---------- Dataset records

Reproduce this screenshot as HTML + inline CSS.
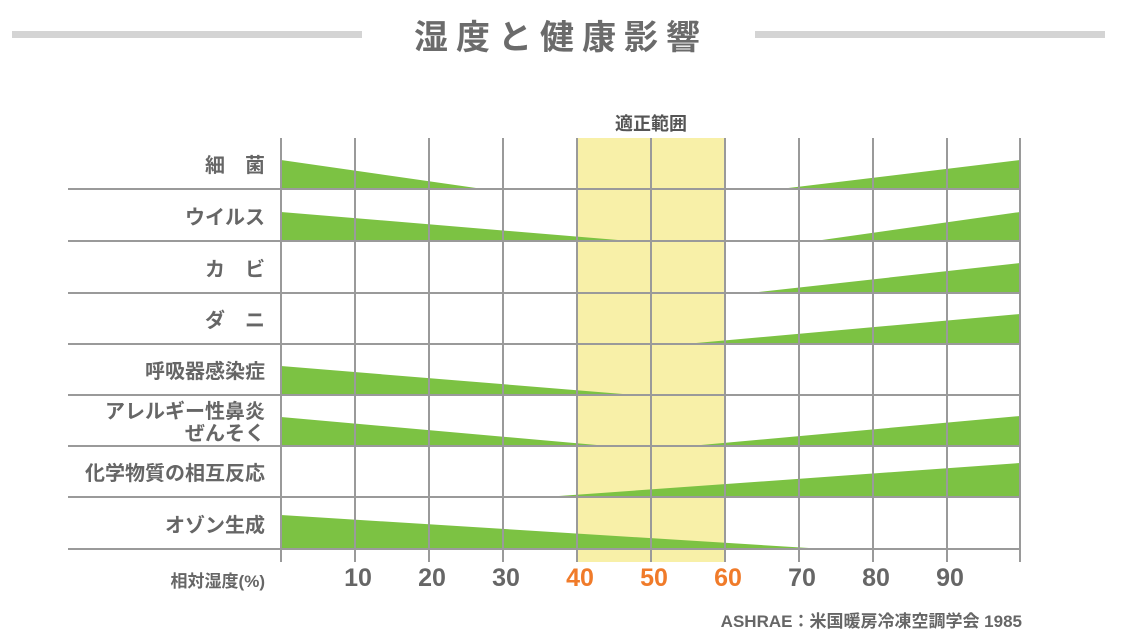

--------------------
---------- Dataset records

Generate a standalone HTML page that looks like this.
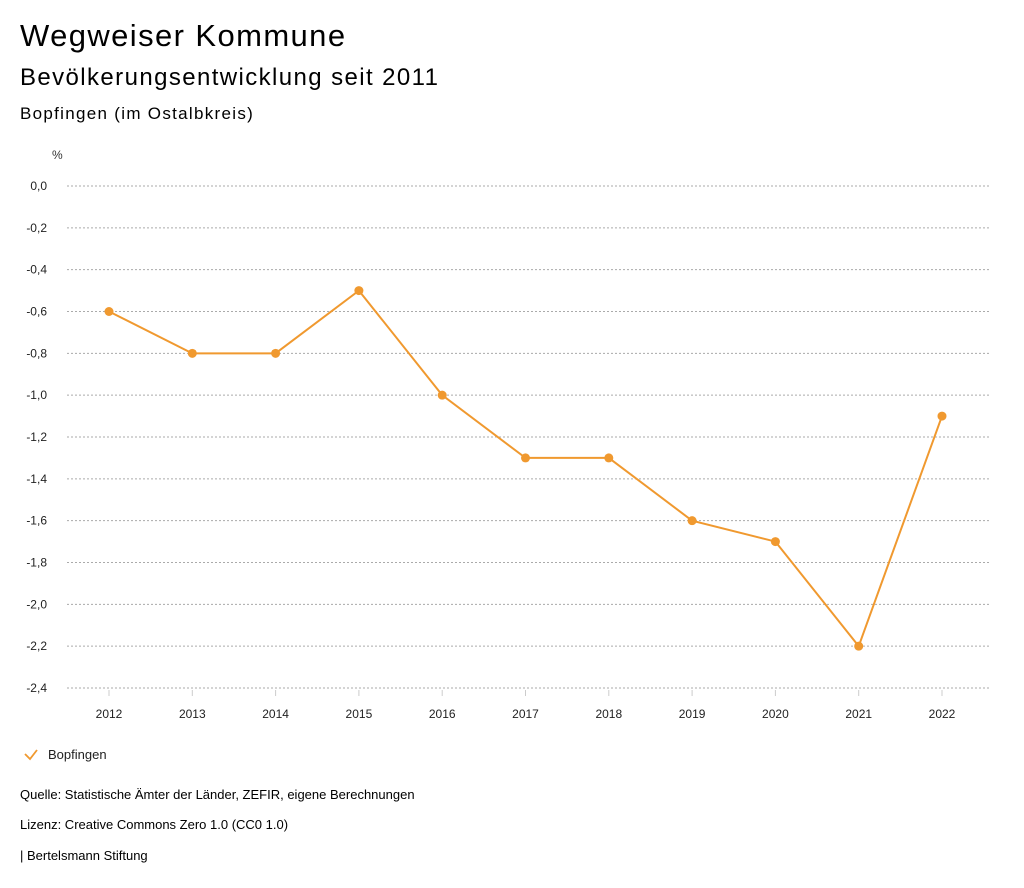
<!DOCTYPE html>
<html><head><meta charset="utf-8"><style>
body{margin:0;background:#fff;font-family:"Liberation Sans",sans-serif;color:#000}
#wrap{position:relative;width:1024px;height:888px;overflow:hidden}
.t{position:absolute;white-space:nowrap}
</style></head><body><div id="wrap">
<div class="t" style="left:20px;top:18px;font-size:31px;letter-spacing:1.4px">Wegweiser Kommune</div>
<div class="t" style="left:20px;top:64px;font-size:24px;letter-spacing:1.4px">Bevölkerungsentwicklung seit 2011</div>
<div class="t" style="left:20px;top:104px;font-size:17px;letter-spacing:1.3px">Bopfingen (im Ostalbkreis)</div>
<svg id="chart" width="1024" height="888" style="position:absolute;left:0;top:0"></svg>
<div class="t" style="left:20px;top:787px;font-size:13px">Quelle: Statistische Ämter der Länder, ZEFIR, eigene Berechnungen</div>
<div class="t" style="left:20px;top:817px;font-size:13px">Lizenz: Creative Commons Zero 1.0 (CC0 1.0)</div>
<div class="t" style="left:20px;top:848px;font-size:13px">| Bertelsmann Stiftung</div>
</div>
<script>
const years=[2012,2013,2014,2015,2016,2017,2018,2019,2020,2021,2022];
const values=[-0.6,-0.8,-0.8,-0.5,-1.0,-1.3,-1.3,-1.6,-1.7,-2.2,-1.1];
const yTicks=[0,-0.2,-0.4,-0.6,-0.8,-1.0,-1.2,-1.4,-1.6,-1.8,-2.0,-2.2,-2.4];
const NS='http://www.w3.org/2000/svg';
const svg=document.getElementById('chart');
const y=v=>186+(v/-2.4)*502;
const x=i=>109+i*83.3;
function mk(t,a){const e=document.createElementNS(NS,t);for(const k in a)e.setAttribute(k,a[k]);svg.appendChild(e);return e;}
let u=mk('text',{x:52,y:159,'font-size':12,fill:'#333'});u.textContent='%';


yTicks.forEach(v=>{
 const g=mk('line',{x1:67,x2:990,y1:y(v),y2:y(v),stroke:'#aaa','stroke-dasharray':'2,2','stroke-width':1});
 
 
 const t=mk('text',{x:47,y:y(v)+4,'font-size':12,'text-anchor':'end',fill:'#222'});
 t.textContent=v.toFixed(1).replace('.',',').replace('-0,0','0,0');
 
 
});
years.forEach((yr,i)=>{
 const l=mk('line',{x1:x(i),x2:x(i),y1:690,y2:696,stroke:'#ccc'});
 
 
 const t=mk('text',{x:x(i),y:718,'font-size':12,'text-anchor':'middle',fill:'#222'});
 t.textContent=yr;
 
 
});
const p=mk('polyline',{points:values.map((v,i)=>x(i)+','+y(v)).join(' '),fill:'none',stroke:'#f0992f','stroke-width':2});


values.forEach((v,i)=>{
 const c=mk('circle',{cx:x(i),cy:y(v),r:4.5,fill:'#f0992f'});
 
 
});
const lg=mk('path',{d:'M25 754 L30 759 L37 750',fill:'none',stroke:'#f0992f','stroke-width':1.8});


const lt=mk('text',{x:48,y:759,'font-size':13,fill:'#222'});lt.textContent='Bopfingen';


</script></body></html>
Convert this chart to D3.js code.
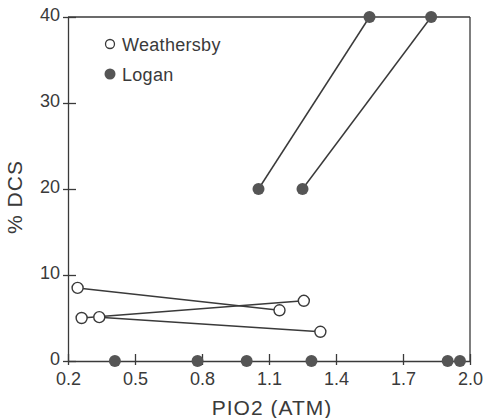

--------------------
---------- Dataset records

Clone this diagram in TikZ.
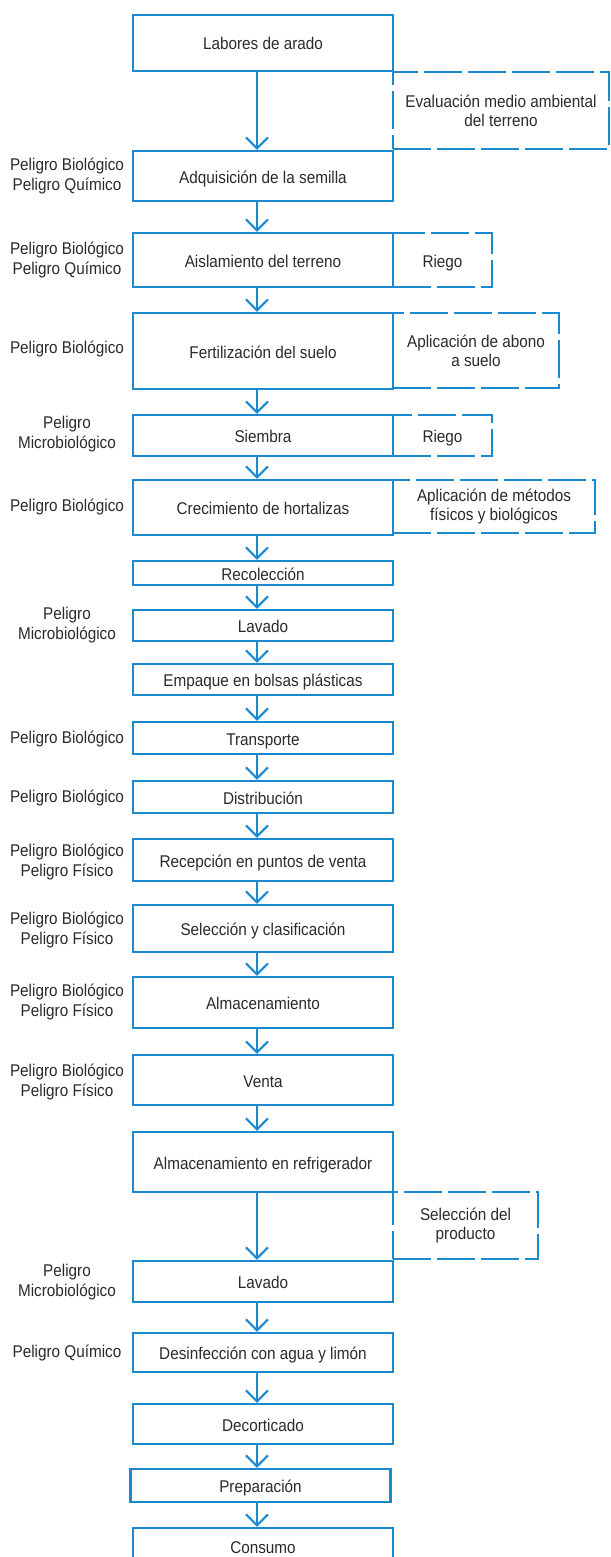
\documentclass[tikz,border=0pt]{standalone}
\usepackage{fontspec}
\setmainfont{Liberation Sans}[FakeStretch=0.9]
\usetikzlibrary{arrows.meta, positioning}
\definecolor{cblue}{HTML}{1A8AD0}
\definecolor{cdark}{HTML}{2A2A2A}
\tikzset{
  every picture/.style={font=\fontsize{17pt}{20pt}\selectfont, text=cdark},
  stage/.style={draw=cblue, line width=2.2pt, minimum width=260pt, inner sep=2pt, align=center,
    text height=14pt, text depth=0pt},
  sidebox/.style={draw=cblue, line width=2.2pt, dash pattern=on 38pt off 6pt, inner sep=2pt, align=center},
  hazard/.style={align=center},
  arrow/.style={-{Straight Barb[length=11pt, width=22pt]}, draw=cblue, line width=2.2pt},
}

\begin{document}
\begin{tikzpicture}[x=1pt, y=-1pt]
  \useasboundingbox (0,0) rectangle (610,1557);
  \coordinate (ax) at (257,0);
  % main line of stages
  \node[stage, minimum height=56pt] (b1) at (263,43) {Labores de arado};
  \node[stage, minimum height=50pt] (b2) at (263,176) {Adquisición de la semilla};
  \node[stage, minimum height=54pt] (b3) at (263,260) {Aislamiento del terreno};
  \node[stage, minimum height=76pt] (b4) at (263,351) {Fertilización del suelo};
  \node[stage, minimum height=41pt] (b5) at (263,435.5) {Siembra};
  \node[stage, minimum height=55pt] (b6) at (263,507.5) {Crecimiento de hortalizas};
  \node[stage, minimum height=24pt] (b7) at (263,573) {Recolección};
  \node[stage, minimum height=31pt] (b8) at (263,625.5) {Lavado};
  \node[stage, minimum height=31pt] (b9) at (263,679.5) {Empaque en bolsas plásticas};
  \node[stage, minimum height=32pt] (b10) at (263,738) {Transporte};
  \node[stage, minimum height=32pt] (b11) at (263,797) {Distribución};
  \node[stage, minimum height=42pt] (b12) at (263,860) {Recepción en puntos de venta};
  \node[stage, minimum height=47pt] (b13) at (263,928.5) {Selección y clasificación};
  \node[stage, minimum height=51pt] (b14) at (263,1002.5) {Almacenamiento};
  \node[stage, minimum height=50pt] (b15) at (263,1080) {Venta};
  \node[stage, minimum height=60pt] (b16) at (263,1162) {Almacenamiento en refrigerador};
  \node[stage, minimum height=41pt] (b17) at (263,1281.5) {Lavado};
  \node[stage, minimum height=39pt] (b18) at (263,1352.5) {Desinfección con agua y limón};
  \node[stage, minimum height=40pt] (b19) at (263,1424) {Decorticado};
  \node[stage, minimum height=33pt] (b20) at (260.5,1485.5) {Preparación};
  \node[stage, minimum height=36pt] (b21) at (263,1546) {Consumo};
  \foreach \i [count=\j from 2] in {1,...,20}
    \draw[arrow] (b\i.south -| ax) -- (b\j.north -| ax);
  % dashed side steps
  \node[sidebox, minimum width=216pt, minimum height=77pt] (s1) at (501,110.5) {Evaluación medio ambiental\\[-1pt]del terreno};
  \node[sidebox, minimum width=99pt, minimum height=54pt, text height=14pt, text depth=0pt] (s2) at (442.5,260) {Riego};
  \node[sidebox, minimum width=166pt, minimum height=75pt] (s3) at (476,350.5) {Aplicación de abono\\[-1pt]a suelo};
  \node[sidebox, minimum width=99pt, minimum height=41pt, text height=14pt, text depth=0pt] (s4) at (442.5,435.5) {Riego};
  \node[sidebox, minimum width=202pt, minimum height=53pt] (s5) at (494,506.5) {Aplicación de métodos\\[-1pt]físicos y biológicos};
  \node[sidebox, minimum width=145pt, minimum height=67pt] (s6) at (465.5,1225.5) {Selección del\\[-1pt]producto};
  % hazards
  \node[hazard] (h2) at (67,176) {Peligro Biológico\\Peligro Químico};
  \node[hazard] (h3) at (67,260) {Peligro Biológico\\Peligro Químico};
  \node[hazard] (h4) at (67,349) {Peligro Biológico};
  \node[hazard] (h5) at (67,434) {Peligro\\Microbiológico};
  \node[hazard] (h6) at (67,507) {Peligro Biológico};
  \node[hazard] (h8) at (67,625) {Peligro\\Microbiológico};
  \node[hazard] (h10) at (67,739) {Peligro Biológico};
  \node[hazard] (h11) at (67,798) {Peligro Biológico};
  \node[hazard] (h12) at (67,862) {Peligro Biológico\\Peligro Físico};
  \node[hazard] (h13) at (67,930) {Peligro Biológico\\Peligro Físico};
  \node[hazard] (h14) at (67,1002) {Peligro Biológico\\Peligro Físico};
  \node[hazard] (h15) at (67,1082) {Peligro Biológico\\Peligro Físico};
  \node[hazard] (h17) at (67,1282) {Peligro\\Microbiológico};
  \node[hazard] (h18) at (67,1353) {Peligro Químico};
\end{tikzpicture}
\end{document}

--------------------

# Your objective
For each line above that contains the word "this", copy that line.

# Result below
Reproduce this screenshot as HTML + inline CSS.
Generate a standalone HTML page that looks like this.
Convert this chart to D3.js code.
Clone this diagram in TikZ.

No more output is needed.